What we don’t know is whether dogs are changing their facial expressions intentionally. Plenty of animals look sad when they’re sad, humans included, but they look that way regardless of whether anyone else is there to see it. If an animal specifically puts on an expression when there’s someone paying attention—but not when they’re alone—that’s communication. And dogs seem to do that.
In a recent study published in Scientific Reports, animal psychologists found that pups made more expressions when their owners were looking at them than when their backs were turned. And that happened regardless of whether the dogs were offered food, so it seems that it’s not just about whether the pupper is generally excited. Food, as it turns out, has been found to be more arousing to dogs than human contact, as long as the person doesn’t say anything (some humans are the same way). If facial expressions are just an involuntary response to excitement, dogs should make the same number of expressions when presented with food and with a human’s gaze.

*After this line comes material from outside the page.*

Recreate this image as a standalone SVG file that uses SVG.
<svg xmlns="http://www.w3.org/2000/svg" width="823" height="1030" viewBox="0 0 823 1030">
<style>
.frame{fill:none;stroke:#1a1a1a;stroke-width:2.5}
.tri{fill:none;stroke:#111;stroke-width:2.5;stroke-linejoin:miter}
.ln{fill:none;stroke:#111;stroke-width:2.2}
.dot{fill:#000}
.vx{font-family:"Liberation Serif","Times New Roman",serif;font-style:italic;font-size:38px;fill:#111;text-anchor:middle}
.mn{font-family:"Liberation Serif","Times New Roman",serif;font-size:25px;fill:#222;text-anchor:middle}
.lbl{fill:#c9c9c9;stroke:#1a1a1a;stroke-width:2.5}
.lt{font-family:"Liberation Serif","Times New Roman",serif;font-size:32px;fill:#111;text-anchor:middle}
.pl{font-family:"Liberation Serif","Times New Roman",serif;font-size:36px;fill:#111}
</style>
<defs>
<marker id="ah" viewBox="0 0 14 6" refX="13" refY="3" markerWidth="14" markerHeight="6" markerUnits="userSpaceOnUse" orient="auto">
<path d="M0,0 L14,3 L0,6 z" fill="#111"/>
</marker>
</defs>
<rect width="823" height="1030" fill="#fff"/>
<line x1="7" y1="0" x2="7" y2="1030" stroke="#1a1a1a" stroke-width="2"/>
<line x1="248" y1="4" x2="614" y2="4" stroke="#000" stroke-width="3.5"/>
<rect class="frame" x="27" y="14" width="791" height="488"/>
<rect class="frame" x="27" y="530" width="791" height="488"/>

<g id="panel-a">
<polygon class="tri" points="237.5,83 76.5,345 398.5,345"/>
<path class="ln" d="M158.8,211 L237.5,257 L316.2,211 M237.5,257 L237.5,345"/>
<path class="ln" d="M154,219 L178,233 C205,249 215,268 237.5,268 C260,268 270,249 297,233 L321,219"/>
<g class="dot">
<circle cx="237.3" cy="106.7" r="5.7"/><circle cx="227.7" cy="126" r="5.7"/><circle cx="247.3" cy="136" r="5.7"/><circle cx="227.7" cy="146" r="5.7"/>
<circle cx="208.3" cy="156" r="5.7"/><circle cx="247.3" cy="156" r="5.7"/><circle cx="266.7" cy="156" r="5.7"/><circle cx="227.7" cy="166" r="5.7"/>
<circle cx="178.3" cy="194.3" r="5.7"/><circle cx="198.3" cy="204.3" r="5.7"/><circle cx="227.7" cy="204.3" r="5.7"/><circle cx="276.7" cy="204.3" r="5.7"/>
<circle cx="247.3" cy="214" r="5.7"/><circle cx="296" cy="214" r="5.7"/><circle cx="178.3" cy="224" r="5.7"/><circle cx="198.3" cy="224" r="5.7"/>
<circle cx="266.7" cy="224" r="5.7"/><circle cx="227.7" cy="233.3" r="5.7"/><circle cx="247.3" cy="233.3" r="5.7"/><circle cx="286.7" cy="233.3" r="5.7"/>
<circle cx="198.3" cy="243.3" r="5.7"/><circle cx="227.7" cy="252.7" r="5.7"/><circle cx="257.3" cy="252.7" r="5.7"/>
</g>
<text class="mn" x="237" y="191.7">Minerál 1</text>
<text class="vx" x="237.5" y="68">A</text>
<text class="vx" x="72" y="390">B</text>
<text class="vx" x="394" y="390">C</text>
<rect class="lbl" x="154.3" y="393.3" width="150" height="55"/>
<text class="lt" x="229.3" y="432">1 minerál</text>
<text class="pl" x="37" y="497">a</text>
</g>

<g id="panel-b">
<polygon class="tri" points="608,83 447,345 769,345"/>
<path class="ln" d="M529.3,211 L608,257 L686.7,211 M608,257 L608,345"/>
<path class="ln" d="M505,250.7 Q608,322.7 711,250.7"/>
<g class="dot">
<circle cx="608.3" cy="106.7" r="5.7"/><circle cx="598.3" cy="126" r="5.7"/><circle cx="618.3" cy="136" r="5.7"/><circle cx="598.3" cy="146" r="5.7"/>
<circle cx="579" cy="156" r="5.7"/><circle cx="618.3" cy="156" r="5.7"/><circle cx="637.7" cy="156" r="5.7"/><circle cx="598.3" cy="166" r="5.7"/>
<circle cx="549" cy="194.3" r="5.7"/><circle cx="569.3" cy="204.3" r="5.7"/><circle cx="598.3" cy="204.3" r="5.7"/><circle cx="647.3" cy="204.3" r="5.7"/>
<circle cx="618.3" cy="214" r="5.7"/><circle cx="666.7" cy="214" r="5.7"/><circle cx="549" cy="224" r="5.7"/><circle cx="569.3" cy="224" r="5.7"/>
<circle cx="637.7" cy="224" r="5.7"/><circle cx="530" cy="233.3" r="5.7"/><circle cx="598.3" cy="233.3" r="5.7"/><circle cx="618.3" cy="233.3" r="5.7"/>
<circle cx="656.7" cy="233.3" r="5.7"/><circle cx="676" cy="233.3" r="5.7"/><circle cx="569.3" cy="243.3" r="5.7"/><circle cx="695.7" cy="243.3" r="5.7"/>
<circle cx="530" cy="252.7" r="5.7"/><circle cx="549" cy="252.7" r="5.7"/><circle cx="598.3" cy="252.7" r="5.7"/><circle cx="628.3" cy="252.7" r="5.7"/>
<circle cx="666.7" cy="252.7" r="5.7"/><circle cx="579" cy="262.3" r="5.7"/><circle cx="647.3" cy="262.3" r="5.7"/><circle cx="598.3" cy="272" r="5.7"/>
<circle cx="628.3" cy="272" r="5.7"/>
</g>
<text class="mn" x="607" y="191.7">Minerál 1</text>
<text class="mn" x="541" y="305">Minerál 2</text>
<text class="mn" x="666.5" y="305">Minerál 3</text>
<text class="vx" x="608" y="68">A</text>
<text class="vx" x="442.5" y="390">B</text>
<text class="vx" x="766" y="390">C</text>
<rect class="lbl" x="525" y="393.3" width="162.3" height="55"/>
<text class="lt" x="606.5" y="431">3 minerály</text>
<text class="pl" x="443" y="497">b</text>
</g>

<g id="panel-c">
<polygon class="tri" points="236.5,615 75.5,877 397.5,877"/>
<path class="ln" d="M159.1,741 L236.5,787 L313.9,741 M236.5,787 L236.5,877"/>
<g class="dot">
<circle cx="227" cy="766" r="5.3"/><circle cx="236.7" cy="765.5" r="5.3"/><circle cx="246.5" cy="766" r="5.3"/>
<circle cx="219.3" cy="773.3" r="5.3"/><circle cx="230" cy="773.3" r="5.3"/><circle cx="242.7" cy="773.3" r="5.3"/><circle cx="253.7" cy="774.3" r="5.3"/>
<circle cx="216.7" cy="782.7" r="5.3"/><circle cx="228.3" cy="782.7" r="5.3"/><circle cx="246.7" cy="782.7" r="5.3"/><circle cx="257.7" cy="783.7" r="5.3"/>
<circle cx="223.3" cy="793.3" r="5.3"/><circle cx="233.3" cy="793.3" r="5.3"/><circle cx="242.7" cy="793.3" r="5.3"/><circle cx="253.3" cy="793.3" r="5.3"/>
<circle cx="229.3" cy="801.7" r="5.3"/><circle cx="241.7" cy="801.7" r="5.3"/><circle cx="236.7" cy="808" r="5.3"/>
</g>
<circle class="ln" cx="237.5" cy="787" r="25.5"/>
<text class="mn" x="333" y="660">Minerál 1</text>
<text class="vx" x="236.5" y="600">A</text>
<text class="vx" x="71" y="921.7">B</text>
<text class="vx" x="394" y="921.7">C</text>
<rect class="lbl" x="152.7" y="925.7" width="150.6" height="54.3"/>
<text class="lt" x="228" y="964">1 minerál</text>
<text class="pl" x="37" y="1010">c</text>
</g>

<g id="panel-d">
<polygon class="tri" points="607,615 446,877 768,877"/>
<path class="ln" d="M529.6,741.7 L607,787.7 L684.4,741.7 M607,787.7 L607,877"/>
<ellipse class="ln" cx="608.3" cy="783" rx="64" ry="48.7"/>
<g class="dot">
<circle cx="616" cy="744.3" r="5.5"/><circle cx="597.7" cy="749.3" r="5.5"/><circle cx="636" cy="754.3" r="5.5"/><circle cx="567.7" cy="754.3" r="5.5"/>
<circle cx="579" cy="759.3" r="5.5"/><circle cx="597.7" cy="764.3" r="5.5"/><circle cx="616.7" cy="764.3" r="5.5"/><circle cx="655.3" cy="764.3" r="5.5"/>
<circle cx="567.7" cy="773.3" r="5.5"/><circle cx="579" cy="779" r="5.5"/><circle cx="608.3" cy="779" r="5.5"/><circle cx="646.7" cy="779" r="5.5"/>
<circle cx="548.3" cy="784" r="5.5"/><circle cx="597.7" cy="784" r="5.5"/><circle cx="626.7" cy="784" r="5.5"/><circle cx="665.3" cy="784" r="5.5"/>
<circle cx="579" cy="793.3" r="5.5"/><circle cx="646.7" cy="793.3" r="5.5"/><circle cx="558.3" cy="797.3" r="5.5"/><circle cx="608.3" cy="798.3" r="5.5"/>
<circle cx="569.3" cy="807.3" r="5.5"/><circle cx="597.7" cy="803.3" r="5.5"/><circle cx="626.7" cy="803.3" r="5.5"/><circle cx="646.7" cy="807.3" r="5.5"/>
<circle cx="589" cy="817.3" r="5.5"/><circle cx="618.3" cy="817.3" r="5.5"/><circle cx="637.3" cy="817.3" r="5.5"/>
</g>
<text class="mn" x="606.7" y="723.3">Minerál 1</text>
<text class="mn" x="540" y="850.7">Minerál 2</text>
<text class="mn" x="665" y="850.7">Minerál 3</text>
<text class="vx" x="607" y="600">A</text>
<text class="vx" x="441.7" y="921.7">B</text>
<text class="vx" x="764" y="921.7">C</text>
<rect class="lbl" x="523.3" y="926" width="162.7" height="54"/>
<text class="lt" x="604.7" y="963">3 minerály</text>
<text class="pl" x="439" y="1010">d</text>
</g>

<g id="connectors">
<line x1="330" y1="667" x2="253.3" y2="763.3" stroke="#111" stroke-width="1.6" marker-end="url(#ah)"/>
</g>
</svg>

The fact that they don’t—that they actually make more eyebrow movements when a human is facing them—might seem obvious. But it only seems that way because we assume a lot about our pets. It’s easy for us to impose our own feelings on a sweet, loving animal who can’t correct our assumptions, but that doesn’t mean we’re right. Lots of pet owners attribute human-like emotions to their companions, even when the evidence suggests they’re mistaken. People often think that their dogs and cats feel guilt when they’ve done something wrong and punish them accordingly, but studies have found that this is just an expression that pets put on to appease their owners. It’s not real guilt, and they don’t really realize what they’ve done wrong. So while we think we’re punishing them for something they know they’ve done, they may just feel we’re punishing them arbitrarily.
Not all anthropomorphizing is dangerous, of course. It’s just important to figure out what’s fact and what’s fiction. Our seemingly “obvious” intuitions about our best friends can be wrong, and that’s is why canine research exists. Even if it seems like science is just confirming the obvious, we still have to confirm it.

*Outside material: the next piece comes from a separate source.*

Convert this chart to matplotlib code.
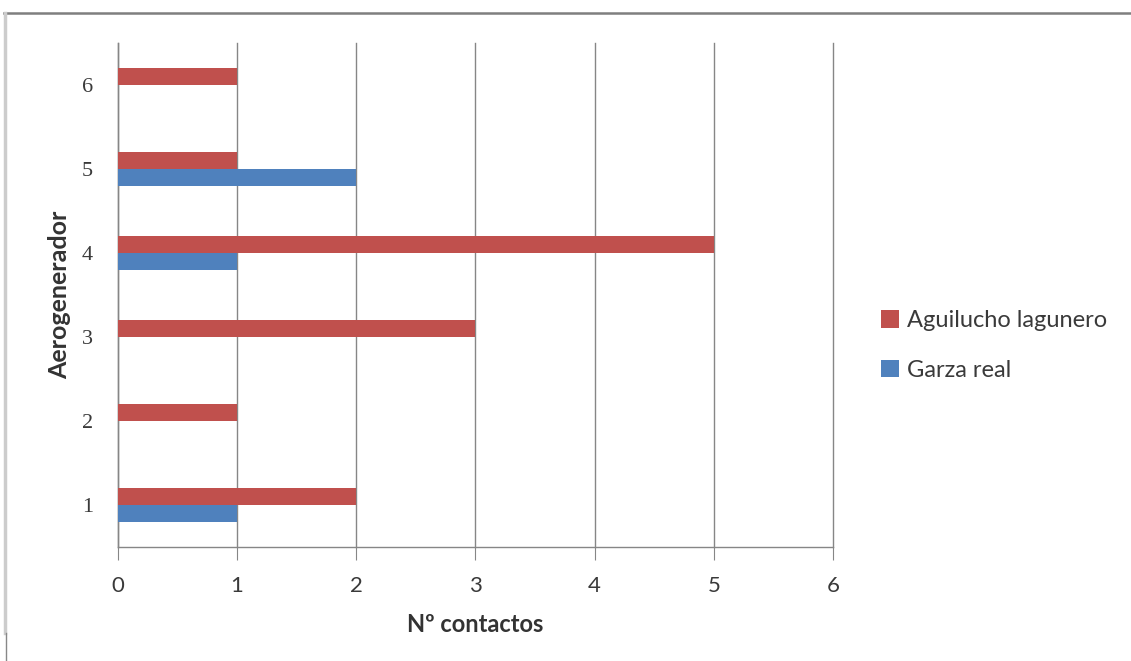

So yes, it is a little unsurprising. Dogs evolved alongside humans, and it seems natural that they would be under selective pressure to develop traits that allow the two species to communicate, or at least to reflect the desires of the people they live with. After all, it was our desire for non-aggressive companions that caused dogs to evolve away from their wolf ancestors to become increasingly like eternal puppies. They make eye contact with humans that gives both parties a feel-good oxytocin boost, where their wolf compatriots avoid that type of bonding. And if a person meets a dog’s gaze, then points or gestures to a hidden object, the furry friends able to find the item successfully. Our canine buds are highly attuned to our behavior, even where chimpanzees and wolves are not. It follows that humans might also have taken a shine to that eyebrow-raising, eye-widening gaze that we so appropriately call “puppy-dog eyes,” thereby unintentionally causing dogs to make that expression more often.

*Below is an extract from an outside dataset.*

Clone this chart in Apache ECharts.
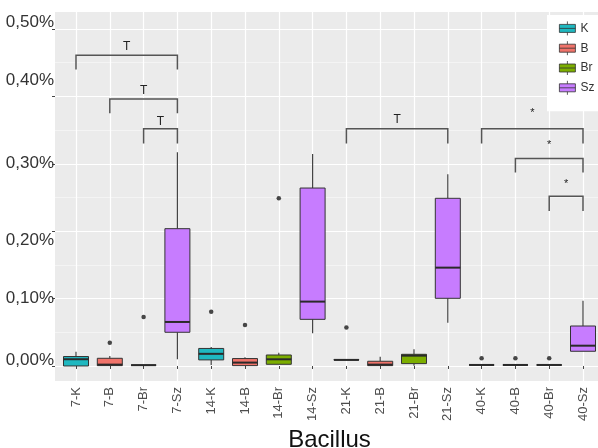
<!DOCTYPE html>
<html>
<head>
<meta charset="utf-8">
<script src="https://cdn.jsdelivr.net/npm/echarts@6/dist/echarts.min.js"></script>
<style>html,body{margin:0;padding:0;background:#fff;}#c{width:598px;height:448px;}</style>
</head>
<body>
<div id="c"></div>
<script>
// ---- data (values in %) ----
var categories = ['7-K','7-B','7-Br','7-Sz','14-K','14-B','14-Br','14-Sz','21-K','21-B','21-Br','21-Sz','40-K','40-B','40-Br','40-Sz'];
var groups = ['K','B','Br','Sz'];
// [category, min, Q1, median, Q3, max]
var statsK = [
  ['7-K', 0.000, 0.000, 0.010, 0.014, 0.021],
  ['14-K', 0.0015, 0.009, 0.018, 0.026, 0.028],
  ['21-K', 0.009, 0.009, 0.009, 0.0095, 0.0095],
  ['40-K', 0.0015, 0.0015, 0.0015, 0.0015, 0.0015]
];
var statsB = [
  ['7-B', 0.0005, 0.0005, 0.002, 0.0114, 0.0148],
  ['14-B', 0.0005, 0.0005, 0.005, 0.011, 0.013],
  ['21-B', 0.0005, 0.0005, 0.002, 0.007, 0.0138],
  ['40-B', 0.0015, 0.0015, 0.0015, 0.0015, 0.0015]
];
var statsBr = [
  ['7-Br', 0.0012, 0.0012, 0.0012, 0.0012, 0.0012],
  ['14-Br', 0.0025, 0.0025, 0.0099, 0.0163, 0.0198],
  ['21-Br', 0.0005, 0.0035, 0.0153, 0.0173, 0.0247],
  ['40-Br', 0.0015, 0.0015, 0.0015, 0.0015, 0.0015]
];
var statsSz = [
  ['7-Sz', 0.0099, 0.050, 0.0653, 0.2037, 0.317],
  ['14-Sz', 0.0485, 0.0692, 0.0955, 0.264, 0.3145],
  ['21-Sz', 0.0643, 0.1004, 0.1459, 0.2488, 0.2844],
  ['40-Sz', 0.0218, 0.0218, 0.0301, 0.0593, 0.0969]
];
var outliers = [
  ['7-B', 0.0346], ['7-Br', 0.0727], ['14-K', 0.0806], ['14-B', 0.0608],
  ['14-Br', 0.249], ['21-K', 0.0569], ['40-K', 0.0114], ['40-B', 0.0114], ['40-Br', 0.0114]
];
// [from, to, bracket level, tick end, label level, label]
var brackets = [
  ['7-K', '7-Sz', 0.461, 0.440, 0.474, 'T'],
  ['7-B', '7-Sz', 0.396, 0.375, 0.408, 'T'],
  ['7-Br', '7-Sz', 0.352, 0.330, 0.362, 'T'],
  ['21-K', '21-Sz', 0.352, 0.330, 0.366, 'T'],
  ['40-K', '40-Sz', 0.352, 0.330, 0.375, '*'],
  ['40-B', '40-Sz', 0.308, 0.287, 0.328, '*'],
  ['40-Br', '40-Sz', 0.252, 0.230, 0.270, '*']
];
var yMajor = [0, 0.1, 0.2, 0.3, 0.4, 0.5];
var yMinor = [0.05, 0.15, 0.25, 0.35, 0.45];
var yMin = -0.0223, yMax = 0.5252;

var colors = {K: '#1FB8C0', B: '#F0736A', Br: '#7CAE00', Sz: '#C77CFF'};
var statsByGroup = {K: statsK, B: statsB, Br: statsBr, Sz: statsSz};
var FONT = 'Liberation Sans, Arial, sans-serif';
var BOX_W = 25;

var chart = echarts.init(document.getElementById('c'), null, {renderer: 'canvas'});
var legendIcon = 'path://M0,3H16V11H0Z M0,7H16 M8,0V3 M8,11V14';

// ggplot-style box: whiskers without end caps, thick median
function boxRenderer(color) {
  return function (params, api) {
    var xi = api.value(0);
    var x = api.coord([xi, 0])[0];
    var yMinP = api.coord([xi, api.value(1)])[1];
    var yQ1 = api.coord([xi, api.value(2)])[1];
    var yMed = api.coord([xi, api.value(3)])[1];
    var yQ3 = api.coord([xi, api.value(4)])[1];
    var yMaxP = api.coord([xi, api.value(5)])[1];
    var half = BOX_W / 2;
    return {
      type: 'group',
      children: [
        {type: 'line', shape: {x1: x, y1: yQ3, x2: x, y2: yMaxP}, style: {stroke: '#444', lineWidth: 1.2}},
        {type: 'line', shape: {x1: x, y1: yQ1, x2: x, y2: yMinP}, style: {stroke: '#444', lineWidth: 1.2}},
        {type: 'rect', shape: {x: x - half, y: yQ3, width: BOX_W, height: Math.max(yQ1 - yQ3, 0)}, style: {fill: color, stroke: '#333', lineWidth: 1}},
        {type: 'line', shape: {x1: x - half, y1: yMed, x2: x + half, y2: yMed}, style: {stroke: '#2a2a2a', lineWidth: 2}}
      ]
    };
  };
}

var series = groups.map(function (g) {
  return {
    name: g,
    type: 'custom',
    xAxisIndex: 1, yAxisIndex: 2,
    encode: {x: 0, y: [1, 2, 3, 4, 5]},
    data: statsByGroup[g],
    itemStyle: {color: colors[g]},
    renderItem: boxRenderer(colors[g]),
    silent: true,
    z: 3
  };
});
series.push({
  type: 'scatter',
  xAxisIndex: 1, yAxisIndex: 2,
  data: outliers,
  symbolSize: 4.5,
  itemStyle: {color: '#1a1a1a'},
  silent: true,
  z: 4
});
series.push({
  type: 'custom',
  xAxisIndex: 1, yAxisIndex: 2,
  data: brackets.map(function (b, i) { return [i]; }),
  silent: true,
  z: 5,
  renderItem: function (params, api) {
    var b = brackets[params.dataIndex];
    var xs = categories.indexOf(b[0]), xe = categories.indexOf(b[1]);
    var p1 = api.coord([xs, b[2]]), p2 = api.coord([xe, b[2]]);
    var t1 = api.coord([xs, b[3]]), t2 = api.coord([xe, b[3]]);
    var ly = api.coord([xs, b[4]])[1];
    return {
      type: 'group',
      children: [
        {type: 'polyline', shape: {points: [t1, p1, p2, t2]}, style: {stroke: '#555', lineWidth: 1.5, fill: null}},
        {type: 'text', style: {text: b[5], x: (p1[0] + p2[0]) / 2, y: ly, align: 'center', verticalAlign: 'middle', fill: '#222', font: (b[5] === '*' ? '11px ' : '12px ') + FONT}}
      ]
    };
  }
});

// small vertical nudges of the y tick labels as printed in the original figure
var labelShift = {'0': 'd6', '0.1': 'd1', '0.2': 'dn9', '0.3': 'd1', '0.4': 'd16', '0.5': 'd7'};

chart.setOption({
  animation: false,
  backgroundColor: '#ffffff',
  textStyle: {fontFamily: FONT},
  grid: [
    {left: 55, right: 0, top: 12, bottom: 67, show: true, backgroundColor: '#EBEBEB', borderWidth: 0, outerBoundsMode: 'none', containLabel: false},
    {left: 76, right: 15, top: 12, bottom: 67, outerBoundsMode: 'none', containLabel: false}
  ],
  legend: {
    data: groups.map(function (g) {
      return {name: g, itemStyle: {color: colors[g], borderColor: '#333', borderWidth: 0.8}};
    }),
    orient: 'vertical',
    left: 547, top: 15,
    padding: [6, 8, 16, 12],
    itemGap: 5,
    itemWidth: 16, itemHeight: 14,
    icon: legendIcon,
    backgroundColor: '#ffffff',
    textStyle: {fontSize: 12, color: '#333', fontFamily: FONT},
    selectedMode: false
  },
  xAxis: [
    {gridIndex: 0, type: 'value', show: false, min: 0, max: 1},
    {
      gridIndex: 1, type: 'category', data: categories, boundaryGap: false,
      axisLine: {show: false},
      axisTick: {show: true, length: 3, lineStyle: {color: '#444'}},
      axisLabel: {rotate: 90, fontSize: 13, color: '#4D4D4D', margin: 6, fontFamily: FONT},
      splitLine: {show: true, lineStyle: {color: '#ffffff', width: 1.2}},
      name: 'Bacillus', nameLocation: 'middle', nameGap: 44,
      nameTextStyle: {fontSize: 24, color: '#111', fontFamily: FONT}
    }
  ],
  yAxis: [
    {
      gridIndex: 0, type: 'value', min: yMin, max: yMax,
      axisLine: {show: false},
      axisTick: {show: true, length: 3, customValues: yMajor, lineStyle: {color: '#444'}},
      axisLabel: {customValues: yMajor, fontSize: 17, color: '#333', margin: 1, fontFamily: FONT,
        formatter: function (v) {
          var key = String(Math.round(v * 10) / 10);
          return '{' + (labelShift[key] || 'd1') + '|' + v.toFixed(2).replace('.', ',') + '%}';
        },
        rich: {
          d1: {fontSize: 17, padding: [0, 0, 0, 0]},
          d6: {fontSize: 17, padding: [0, 0, 12, 0]},
          d7: {fontSize: 17, padding: [0, 0, 14, 0]},
          d16: {fontSize: 17, padding: [0, 0, 32, 0]},
          dn9: {fontSize: 17, padding: [18, 0, 0, 0]}
        }
      },
      splitLine: {show: true, lineStyle: {color: '#ffffff', width: 1.2}}
    },
    {
      gridIndex: 0, type: 'value', min: yMin, max: yMax, position: 'right',
      axisLine: {show: false},
      axisTick: {show: false, customValues: yMinor},
      axisLabel: {show: false, customValues: yMinor},
      splitLine: {show: true, lineStyle: {color: '#F6F6F6', width: 0.8}}
    },
    {gridIndex: 1, type: 'value', min: yMin, max: yMax, show: false}
  ],
  series: series
});
</script>
</body>
</html>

Over time, that selective pressure may have given dogs the ability to change their expressions in order to communicate, rather than accidentally conveying emotion. We don’t know for sure that wolves don’t do this, and as social animals trying to survive in the wild they may very well do it better than dogs, or perhaps just differently. After all, primates evolved their expressive faces for each other, not for humans. If wolves have the ability too, that would suggest that it evolved out of social pressure having nothing to do with people. This paper isn’t confirming or denying any of that—it only studied the human-dog relationship. Dogs seem to use more facial expressions when a human is paying attention to them. What that means is another question entirely.
Again, that seems so obvious because it feels like your dog is trying to tell you things—and in many cases, they really are. It’s just important that we bother to confirm our intuitions using actual evidence. Because you know what happens when you assume: sometimes you get it wrong.